[LINK] Keep or sell or ditch, when faced by definite loss of monopoly of resources

David Boxall david.boxall at hunterlink.net.au
Wed Apr 8 11:14:31 AEST 2009


>
> fibre in an expensive hole in the ground
In the local case, the holes were dug to replace senescent copper. Fibre 
was apparently laid at the same time because fibre's cheap and labour's 
expensive.

> If you can't sell, nor
> justify the cost of ownership, your only choice might be to ditch them.
>  That doesn't seem a sensible way to avoid running costs like end point
> equipment maintenance, land access costs, etc.
Locally, as far as I can tell, there's no end point equipment 
maintenance cost for the fibre because there's no end point equipment on 
it. Running costs of the part of the network in question can all be 
attributed to the copper alongside the fibre, that's actually in use. 
Still there's value in the fibre (as there is in the rest of Telstra's 
network), so it makes sense to at least try to sell it.

> I don't know if it will be possible for the NBN to do deals with willing
> sellers of existing high bandwidth elements
If it isn't, the consequent waste will be shameful. The (highly 
probable) structural separation should facilitate incorporation of 
suitable Telstra assets into the NBN.

-- 
David Boxall                    |  In a hierarchical organization,
                                |  the higher the level,
                                |  the greater the confusion.
                                |                     --Dow's Law.

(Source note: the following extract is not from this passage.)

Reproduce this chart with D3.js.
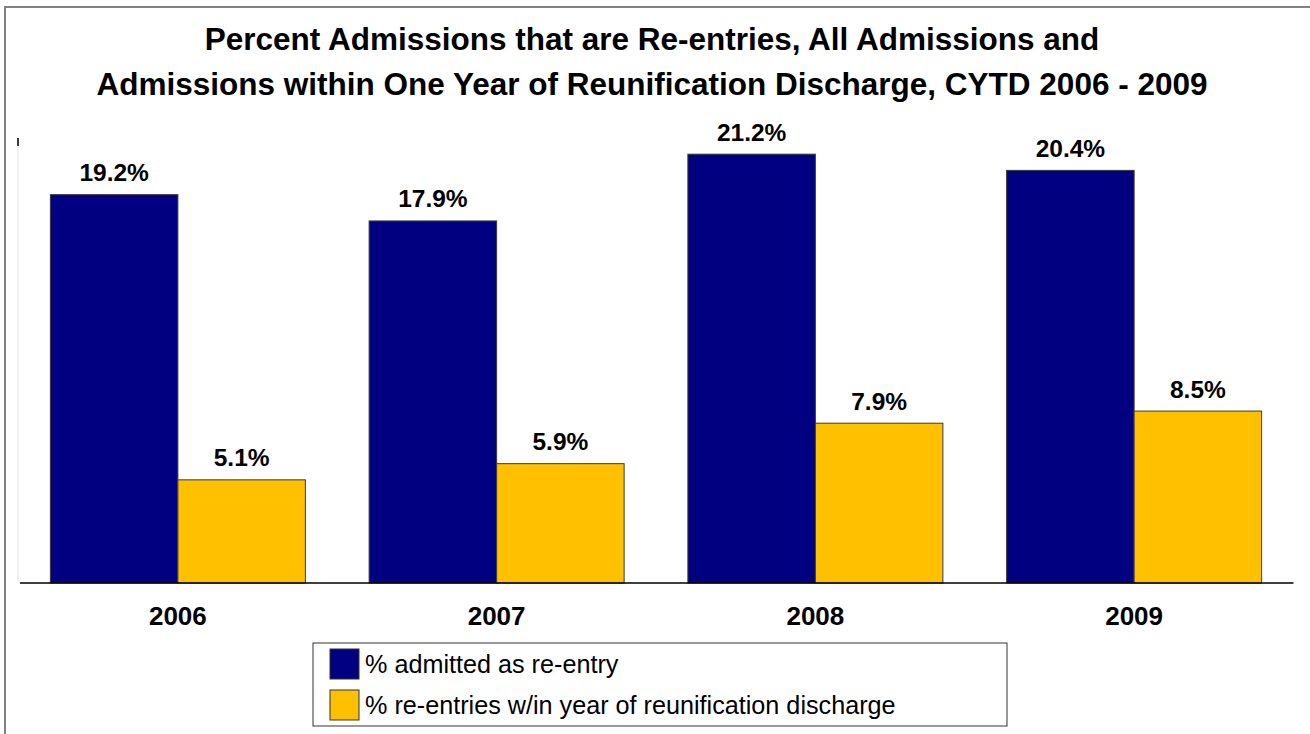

On Wed, 8 Apr 2009 at 00:00:04 +1000 Phillip Musumeci wrote:
> "Frank O'Connor" <foconnor at ozemail.com.au> replied:
> |
> |>What about other fibre that Telstra's installed over the years (see
> |>entry dated Friday, 30 January 2004 at the same URL and entries dated
> |>from 9 August 2003 in <http://david.boxall.id.au/Phone1.html>)? There's
> |>no commercial incentive for Telstra to donate their asset to a network
> |>it won't control. Unless the government's going to commandeer it.
> |
> |Mmmm ... Telstra might actually have to do something with all that
> |fibre. ''Use it or lose it' ... How sad.
>
> This might make for some interesting business decisions about existing asset
> ownership.
>
> Suppose you have a set of resources that guarantee monopolisitic market
> operations at a wholesale and retail level, and suppose you know that those
> resources are absolutely going to be replicated at the wholesale level
> meaning you lose whatever advantages those resources offered your retail
> efforts.
>
> In addition, for fibre, suppose the available bandwidth of any fibre in an
> expensive hole in the ground is inordinately greater than what the consumers
> can be sold (or there are spare fibres).
>
> Then presumably just before your resources offer no commercial advantage by
> being replicated in the NBN, maybe it makes sense to see if you can sell
> them to the NBN which is 100% going to happen.  If you can't sell, nor
> justify the cost of ownership, your only choice might be to ditch them.
>  That doesn't seem a sensible way to avoid running costs like end point
> equipment maintenance, land access costs, etc.
>
> I don't know if it will be possible for the NBN to do deals with willing
> sellers of existing high bandwidth elements but some owners might be willing
> sellers when faced with a definite NBN.  On the other hand, if the running
> costs of your own fibre links are miniscule, maybe you keep them???